C.The Executive Director shall preserve, file and distribute the proceedings of the Annual Meeting of the Association and to the Board of Directors.

D.The Executive Director shall conduct the correspondence of the Association, administrative matters, retain copies of all letters written on behalf of the Association, preserve and file all communications received.

E.The Executive Director shall direct the publicity and public relations of the Association and shall publish and mail any official publication or correspondence.

F.The Executive Director shall have direct supervision and management of all Association employees.

ARTICLE VIII

Board of Directors

Section 1.The Board of Directors shall consist of the President, President-Elect, Past President, Secretary, and Treasurer.

Section 2.The President shall be chairman of the Board of Directors.

Section 3.Members of the Association may attend meetings of the Board of Directors. They shall have no vote and shall address that body only on the invitation of the President.

Section 4.The functions and responsibility of the Board of Directors shall be to act as a governing body for the Association, to authorize expenditures, select the site for the annual conference, make budgetary commitments and special assessments, and to take charge of all funds, properties, etc., entrusted to their keeping, or otherwise provided.

Section 5.The Minutes of each meeting of the Board of Directors shall be kept by the Secretary and presented at or before each succeeding meeting, together with names of attending and absent members.

Section 10.The presence of three (3) Officers at any meeting of the Board of Directors constitute a quorum.

ARTICLE IX

Election of Officers

Section 1.Election of elected Officers shall be by ballot in the following manner:

A.A Nominating Committee, composed of the Past President and two (2) other members, shall present a slate of nominations for positions on the Executive Board and Board of Directors, to the Board of Directors for approval. All nominees shall have facsimile and electronic mail capabilities.

B.Upon approval by the Board of Directors, the list shall be put to ballot.

C.The ballot will list the candidates for each office in alphabetical order and with the provisions for a write-in candidate for each office to be filled. The ballot shall be provided to all voting members of the Association at least forty-five (45) days before the date of the Annual Meeting via email or Association website. The announcement of the election and a short resume of each candidate shall be included with the ballot.

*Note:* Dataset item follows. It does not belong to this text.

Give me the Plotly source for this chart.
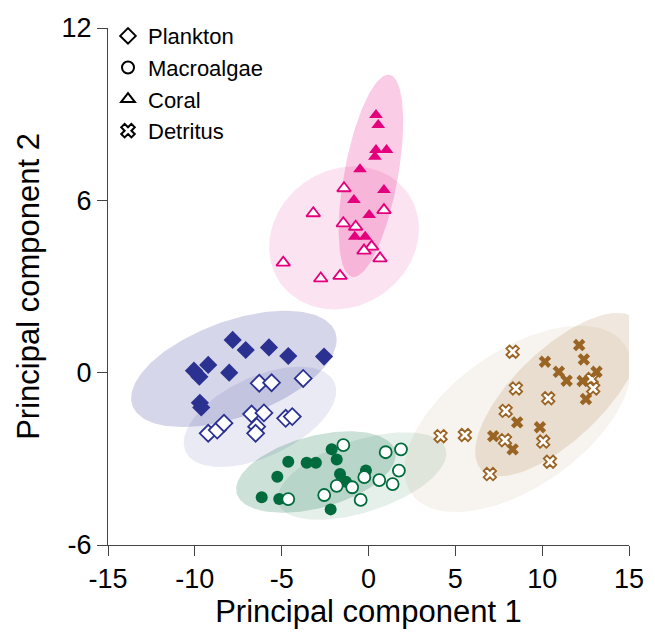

D.All ballots are to be marked, folded and placed in a plain unmarked envelope and then this envelope placed in the official mailing envelope provided by the Association. The official mailing envelope, which will be addressed to the Executive Director, must have space in the upper left hand corner for the member's name, address and signature and shall bear the word "BALLOT" in the lower left hand corner. To be valid the official envelope must bear the name, address and signature of the member and be postmarked no later than thirty (30) days before the date of the Annual Meeting. Members will provide postage for all returned ballots. Upon receipt of the ballot, the Executive Director shall remove the plain sealed envelope from the official mailing envelope and record the voting member's name.

E.At the Annual Meeting, a Tallying Committee composed of two (2) active members, appointed by the President and the Executive Director shall open the plain envelopes and tabulate the vote. Successful candidates and the Executive Board shall be advised of the results of the election as soon as the tabulation of the ballots has been completed. In the event of a tie vote, the election will be decided by secret ballot of the members present at the Annual Meeting.

F.All ballots shall be retained fifteen (15) days after the close of the Annual Meeting. After that time the ballots will be destroyed and the right of any member to request a recount shall be forfeited.

G.In the event that the above procedures are not timely, an alternate system of written election shall be decided by the Executive Director and the Board of Directors.